_Aim of the task:_ Transcribe all of the material exactly. Any picture in it should be left out.

►

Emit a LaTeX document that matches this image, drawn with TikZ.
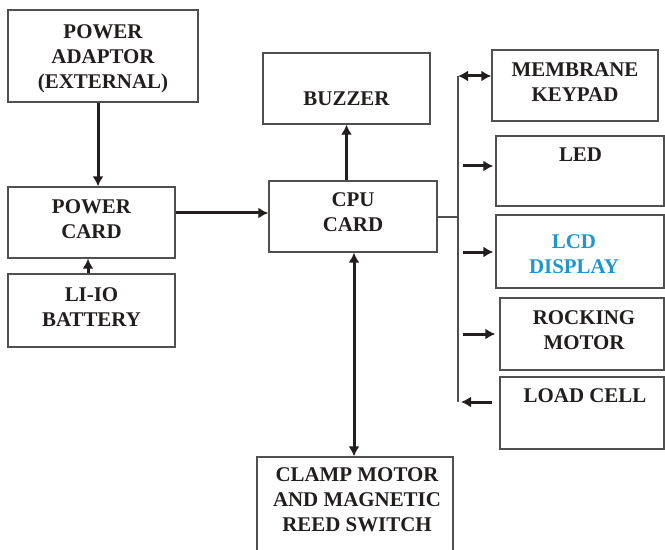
\documentclass[tikz,border=0pt]{standalone}
\usepackage{fontspec}
\setmainfont{Liberation Serif}
\usetikzlibrary{arrows.meta}
\definecolor{boxline}{RGB}{80,80,80}
\definecolor{ink}{RGB}{35,30,30}
\definecolor{lcdblue}{RGB}{30,150,210}
\tikzset{
  blk/.style={draw=boxline, line width=1.3bp, rectangle, inner sep=0pt},
  lbl/.style={inner sep=0pt, align=center, text=ink, font=\bfseries\fontsize{21}{25}\selectfont},
  arr/.style={draw=ink, line width=3bp, -{Latex[length=10bp,width=11bp]}},
  dblarr/.style={draw=ink, line width=3bp, {Latex[length=10bp,width=11bp]}-{Latex[length=10bp,width=11bp]}},
  bus/.style={draw=boxline, line width=1.3bp}
}
\begin{document}
\begin{tikzpicture}[x=1bp,y=-1bp]
\useasboundingbox[fill=white] (0,0) rectangle (665,550);
% boxes
\node[blk, minimum width=190bp, minimum height=92bp] (adaptor) at (103,56) {};
\node[blk, minimum width=167bp, minimum height=71bp] (pcard) at (91.5,222.5) {};
\node[blk, minimum width=167bp, minimum height=73bp] (battery) at (91.5,310.5) {};
\node[blk, minimum width=167bp, minimum height=71bp] (buzzer) at (346.5,88.5) {};
\node[blk, minimum width=168bp, minimum height=71bp] (cpu) at (353,216.5) {};
\node[blk, minimum width=166bp, minimum height=71bp] (keypad) at (575,85.5) {};
\node[blk, minimum width=168bp, minimum height=70bp] (led) at (580,171) {};
\node[blk, minimum width=168bp, minimum height=73bp] (lcd) at (580,251.5) {};
\node[blk, minimum width=164bp, minimum height=72bp] (rocking) at (582,334) {};
\node[blk, minimum width=164bp, minimum height=72bp] (loadcell) at (582,413) {};
\node[blk, minimum width=196bp, minimum height=99bp] (clamp) at (355,506.5) {};
% texts
\node[lbl] (adaptorT) at (103,59) {POWER\\ADAPTOR\\(EXTERNAL)};
\node[lbl] (pcardT) at (91.5,219) {POWER\\CARD};
\node[lbl] (batteryT) at (91.5,307.5) {LI-IO\\BATTERY};
\node[lbl] (buzzerT) at (346.5,98.5) {BUZZER};
\node[lbl] (cpuT) at (353,212) {CPU\\CARD};
\node[lbl] (keypadT) at (575,82) {MEMBRANE\\KEYPAD};
\node[lbl] (ledT) at (580.5,155) {LED};
\node[lbl, text=lcdblue] (lcdT) at (574,254) {LCD\\DISPLAY};
\node[lbl] (rockingT) at (584,330) {ROCKING\\MOTOR};
\node[lbl] (loadcellT) at (585,396) {LOAD CELL};
\node[lbl] (clampT) at (357,500) {CLAMP MOTOR\\AND MAGNETIC\\REED SWITCH};
% bus coordinates
\coordinate (cpuOut) at (437,217);
\coordinate (busMid) at (458,217);
\coordinate (busTop) at (458,76);
\coordinate (busBot) at (458,402);
\coordinate (ledS) at (463,166);
\coordinate (lcdS) at (463,252);
\coordinate (rockS) at (463,334);
\coordinate (loadS) at (492,402);
% connectors
\draw[arr] (98,0 |- adaptor.south) -- (98,0 |- pcard.north);
\draw[arr] (88,0 |- battery.north) -- (88,0 |- pcard.south);
\draw[arr] (pcard.east |- 0,213) -- (cpu.west |- 0,213);
\draw[arr] (cpu.north -| buzzer.south) -- (buzzer.south);
\draw[dblarr] (354,0 |- cpu.south) -- (354,0 |- clamp.north);
\draw[bus] (cpuOut) -- (busMid);
\draw[bus] (busTop) -- (busBot);
\draw[dblarr] (busTop) -- (busTop -| keypad.west);
\draw[arr] (ledS) -- ([xshift=-2bp]ledS -| led.west);
\draw[arr] (lcdS) -- ([xshift=-2bp]lcdS -| lcd.west);
\draw[arr] (rockS) -- ([xshift=-4bp]rockS -| rocking.west);
\draw[arr] (loadS) -- ([xshift=3bp]busBot);
\end{tikzpicture}
\end{document}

◄

_Result for this exercise:_
Emit a LaTeX document that matches this image, drawn with TikZ.
\documentclass[tikz,border=0pt]{standalone}
\usepackage{fontspec}
\setmainfont{Liberation Serif}
\usetikzlibrary{arrows.meta}
\definecolor{boxline}{RGB}{80,80,80}
\definecolor{ink}{RGB}{35,30,30}
\definecolor{lcdblue}{RGB}{30,150,210}
\tikzset{
  blk/.style={draw=boxline, line width=1.3bp, rectangle, inner sep=0pt},
  lbl/.style={inner sep=0pt, align=center, text=ink, font=\bfseries\fontsize{21}{25}\selectfont},
  arr/.style={draw=ink, line width=3bp, -{Latex[length=10bp,width=11bp]}},
  dblarr/.style={draw=ink, line width=3bp, {Latex[length=10bp,width=11bp]}-{Latex[length=10bp,width=11bp]}},
  bus/.style={draw=boxline, line width=1.3bp}
}
\begin{document}
\begin{tikzpicture}[x=1bp,y=-1bp]
\useasboundingbox[fill=white] (0,0) rectangle (665,550);
% boxes
\node[blk, minimum width=190bp, minimum height=92bp] (adaptor) at (103,56) {};
\node[blk, minimum width=167bp, minimum height=71bp] (pcard) at (91.5,222.5) {};
\node[blk, minimum width=167bp, minimum height=73bp] (battery) at (91.5,310.5) {};
\node[blk, minimum width=167bp, minimum height=71bp] (buzzer) at (346.5,88.5) {};
\node[blk, minimum width=168bp, minimum height=71bp] (cpu) at (353,216.5) {};
\node[blk, minimum width=166bp, minimum height=71bp] (keypad) at (575,85.5) {};
\node[blk, minimum width=168bp, minimum height=70bp] (led) at (580,171) {};
\node[blk, minimum width=168bp, minimum height=73bp] (lcd) at (580,251.5) {};
\node[blk, minimum width=164bp, minimum height=72bp] (rocking) at (582,334) {};
\node[blk, minimum width=164bp, minimum height=72bp] (loadcell) at (582,413) {};
\node[blk, minimum width=196bp, minimum height=99bp] (clamp) at (355,506.5) {};
% texts
\node[lbl] (adaptorT) at (103,59) {POWER\\ADAPTOR\\(EXTERNAL)};
\node[lbl] (pcardT) at (91.5,219) {POWER\\CARD};
\node[lbl] (batteryT) at (91.5,307.5) {LI-IO\\BATTERY};
\node[lbl] (buzzerT) at (346.5,98.5) {BUZZER};
\node[lbl] (cpuT) at (353,212) {CPU\\CARD};
\node[lbl] (keypadT) at (575,82) {MEMBRANE\\KEYPAD};
\node[lbl] (ledT) at (580.5,155) {LED};
\node[lbl, text=lcdblue] (lcdT) at (574,254) {LCD\\DISPLAY};
\node[lbl] (rockingT) at (584,330) {ROCKING\\MOTOR};
\node[lbl] (loadcellT) at (585,396) {LOAD CELL};
\node[lbl] (clampT) at (357,500) {CLAMP MOTOR\\AND MAGNETIC\\REED SWITCH};
% bus coordinates
\coordinate (cpuOut) at (437,217);
\coordinate (busMid) at (458,217);
\coordinate (busTop) at (458,76);
\coordinate (busBot) at (458,402);
\coordinate (ledS) at (463,166);
\coordinate (lcdS) at (463,252);
\coordinate (rockS) at (463,334);
\coordinate (loadS) at (492,402);
% connectors
\draw[arr] (98,0 |- adaptor.south) -- (98,0 |- pcard.north);
\draw[arr] (88,0 |- battery.north) -- (88,0 |- pcard.south);
\draw[arr] (pcard.east |- 0,213) -- (cpu.west |- 0,213);
\draw[arr] (cpu.north -| buzzer.south) -- (buzzer.south);
\draw[dblarr] (354,0 |- cpu.south) -- (354,0 |- clamp.north);
\draw[bus] (cpuOut) -- (busMid);
\draw[bus] (busTop) -- (busBot);
\draw[dblarr] (busTop) -- (busTop -| keypad.west);
\draw[arr] (ledS) -- ([xshift=-2bp]ledS -| led.west);
\draw[arr] (lcdS) -- ([xshift=-2bp]lcdS -| lcd.west);
\draw[arr] (rockS) -- ([xshift=-4bp]rockS -| rocking.west);
\draw[arr] (loadS) -- ([xshift=3bp]busBot);
\end{tikzpicture}
\end{document}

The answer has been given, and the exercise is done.